Nous voulons tout simplement qu’elle continue ses actions de manière impartiale et comme nous l’avons dit, pas de chasse aux sorcières. Que les coupables soient punis mais qu’aucun innocent ne soit condamné. Que l’État recouvre les biens qui lui ont été spoliés. Dans le domaine de l’agriculture aussi, aujourd’hui, nous sommes en train d’aller vers l’autosuffisance alimentaire. La Guinée s’est classée deuxième pays producteur de riz en Afrique occidentale derrière le Nigéria. Et ça, c’est un bilan positif pour le CNRD. Surtout qu’aujourd’hui, nous avons vu la commande de beaucoup d’engins d’agriculture, d’intrants à bon prix et l’encouragement des agriculteurs.
Ce sont des actions positives à saluer de la part du CNRD. En ce qui concerne l’armée, nous savons qu’avant, notre armée était comme une armée de rebelles, chacun portait la tenue qu’il voulait, la couleur qu’il voulait. Mais nous avons constaté qu’aujourd’hui, l’armée est en uniforme, ça c’est une très bonne avancée. Il y a un élagage au niveau de l’armée, les personnes vieillies ont été mises à la retraite et des jeunes ont été recrutés. L’armée est en train de se professionnaliser. Voilà en termes d’actions positives, ce que nous avons constaté », a indiqué ce leader politique.
Toutefois, l’ancien député souligne que tout n’est pas rose. Il relève deux aspects qui méritent plus d’efforts de la part des autorités. « Premièrement, sur le plan social, il y a le fait que les enseignants contractuels qui se sont sacrifiés de manière patriotique, ils sont venus à la rescousse de l’éducation pendant deux, trois ans, jusqu’à présent, ils ne sont pas mis dans des conditions idoines, ils n’ont même pas récupéré leur dû. Ça, c’est une action négative qu’il faut dénoncer et il faut proposer des solutions.
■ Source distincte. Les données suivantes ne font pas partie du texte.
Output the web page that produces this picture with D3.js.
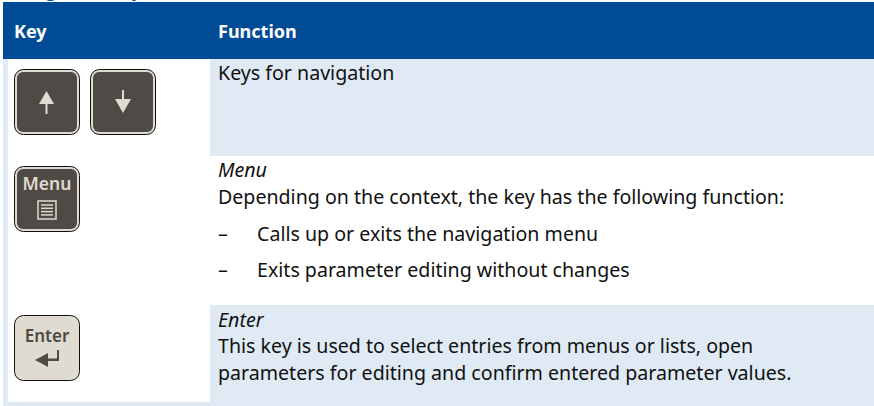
<!DOCTYPE html>
<html>
<head>
<meta charset="utf-8">
<script src="https://cdn.jsdelivr.net/npm/d3@7"></script>
<style>
html, body { margin: 0; padding: 0; background: #fff; overflow: hidden; }
svg { display: block; }
text { font-family: "Noto Sans", sans-serif; }
</style>
</head>
<body>
<div id="chart"></div>
<script>
var columns = ["Key", "Function"];
var sectionTitle = "Navigation keys";
var navigationLines = ["Keys for navigation"];
var menuLines = [
  "Menu",
  "Depending on the context, the key has the following function:"
];
var menuBullets = [
  "Calls up or exits the navigation menu",
  "Exits parameter editing without changes"
];
var enterLines = [
  "Enter",
  "This key is used to select entries from menus or lists, open",
  "parameters for editing and confirm entered parameter values."
];

var width = 874,
    height = 406;

var blue = "#004b96",
    pale = "#dfeaf5",
    dark = "#4f4a45",
    cream = "#e0dbd0",
    ink = "#111";

var svg = d3.select("#chart").append("svg")
    .attr("width", width)
    .attr("height", height);

// table background
svg.append("rect").attr("x", 3).attr("y", 59).attr("width", width - 3).attr("height", height - 59).attr("fill", pale);
svg.append("rect").attr("x", 8).attr("y", 59).attr("width", 202).attr("height", 343).attr("fill", "#fff");
svg.append("rect").attr("x", 210).attr("y", 156).attr("width", width - 210).attr("height", 149).attr("fill", "#fff");
svg.append("rect").attr("x", 3).attr("y", 2).attr("width", width - 3).attr("height", 57).attr("fill", blue);

// clipped heading above the table
svg.append("text").attr("x", 3).attr("y", -4)
    .attr("font-size", 19).attr("font-weight", 600).attr("fill", blue)
    .text(sectionTitle);

// header
svg.selectAll("text.head")
    .data(columns)
  .enter().append("text")
    .attr("class", "head")
    .attr("x", function(d, i) { return i ? 218 : 14; })
    .attr("y", 38)
    .attr("font-size", 18)
    .attr("font-weight", 700)
    .attr("fill", "#fff")
    .text(function(d) { return d; });

function addText(content, x, y, italic) {
  return svg.append("text")
      .attr("x", x)
      .attr("y", y)
      .attr("font-size", 19.6)
      .attr("font-style", italic ? "italic" : "normal")
      .attr("fill", ink)
      .text(content);
}

addText(navigationLines[0], 218, 80);
addText(menuLines[0], 218, 177, true);
addText(menuLines[1], 218, 204);
menuBullets.forEach(function(d, i) {
  addText("\u2013", 218, 241 + i * 36);
  addText(d, 257, 241 + i * 36);
});
addText(enterLines[0], 218, 327, true);
addText(enterLines[1], 218, 353);
addText(enterLines[2], 218, 380);

// key caps
function keyCap(x, y, fill) {
  var g = svg.append("g").attr("transform", "translate(" + x + "," + y + ")");
  g.append("rect").attr("x", 0.5).attr("y", 0.5).attr("width", 65).attr("height", 65).attr("rx", 9)
      .attr("fill", cream).attr("stroke", "#111").attr("stroke-width", 1);
  if (fill === dark) {
    g.append("rect").attr("x", 3).attr("y", 3).attr("width", 60).attr("height", 60).attr("rx", 6)
        .attr("fill", dark);
  }
  return g;
}

var up = keyCap(14, 69, dark);
up.append("path").attr("d", "M32.5 22 L40 35 L33.5 35 L33.5 45 L31.5 45 L31.5 35 L25 35 Z").attr("fill", cream);
var down = keyCap(90, 69, dark);
down.append("path").attr("d", "M33 44 L41 30 L34 30 L34 21 L32 21 L32 30 L25 30 Z").attr("fill", cream);

var menu = keyCap(14, 166, dark);
menu.append("text").attr("x", 33).attr("y", 24).attr("text-anchor", "middle")
    .attr("font-size", 17.5).attr("font-weight", 600).attr("fill", cream).text("Menu");
menu.append("rect").attr("x", 24).attr("y", 35).attr("width", 18).attr("height", 18)
    .attr("fill", "none").attr("stroke", cream).attr("stroke-width", 1.5);
d3.range(4).forEach(function(i) {
  menu.append("line").attr("x1", 27).attr("x2", 39).attr("y1", 39 + i * 3.3).attr("y2", 39 + i * 3.3)
      .attr("stroke", cream).attr("stroke-width", 1.5);
});

var enter = keyCap(14, 315, cream);
enter.append("text").attr("x", 33).attr("y", 27).attr("text-anchor", "middle")
    .attr("font-size", 17).attr("font-weight", 600).attr("fill", dark).text("Enter");
enter.append("path").attr("d", "M21 45 L34 38 L34 43.5 L43 43.5 L43 35 L45 35 L45 46 L34 46 L34 52 Z").attr("fill", dark);
</script>
</body>
</html>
La solution, c’est que le gouvernement n’a qu’à donner priorité au règlement de ces enseignants contractuels.
Deuxièmement, sur le plan politique, même si nous avons aujourd’hui un cadre de dialogue, mais tant que tous les Guinéens qui sont à l’étranger ne viennent pas autour de la table, qu’on ne crée pas les conditions pour qu’ils viennent autour de la table, eh bien il reste quelque chose à gagner. C’est des Guinéens aussi qui ont les mêmes droits et les mêmes devoirs que nous. Ils sont nombreux, alors il faut tenir compte de ça. Faire en sorte qu’ils viennent participer au dialogue, parce que pour nous, il n’y a pas autre solution que le dialogue. Car même les guerres les plus atroces, se sont tous terminées autour de la table. Pour nous, jusqu’à présent, il reste beaucoup à faire dans ce domaine, et c’est un point noir ».
En ce qui concerne la mise en œuvre du chronogramme de la transition, qui constitue aujourd’hui la préoccupation majeure des acteurs politiques, le président de l’ACP se montre sceptique quant au respect des délais indiqués. « Sur le plan du retour à l’ordre constitutionnel, objectivement nous constatons que les 24 mois, avec les conditions posées par le CNRD, c’est-à-dire les dix points à exécuter au pied de la lettre avec le budget de six cent millions (600 000 000) de dollars, si cela reste comme tel, il y aura forcément un glissement (de calendrier).
Parce que quoi que le gouvernement ait mobilisé cent millions (100 000 000) de dollars, dans les conditions actuelles, le gouvernement ne peut pas mobiliser les cinq cent autres millions de dollars qui restent. Et je ne vois pas aujourd’hui avec la guerre russo-ukrainienne, la guerre au Soudan, les différents coups d’État au Niger et au Gabon, avec l’instabilité qu’il y a en Asie, que l’Occident mette la main à la poche pour donner cinq cent millions de dollars pour soutenir quelque transition que ce soit en Afrique. Donc, le CNRD a un point à résoudre, car il risque de devenir un point noir », a laissé entendre Dr Ben Youssouf Keïta.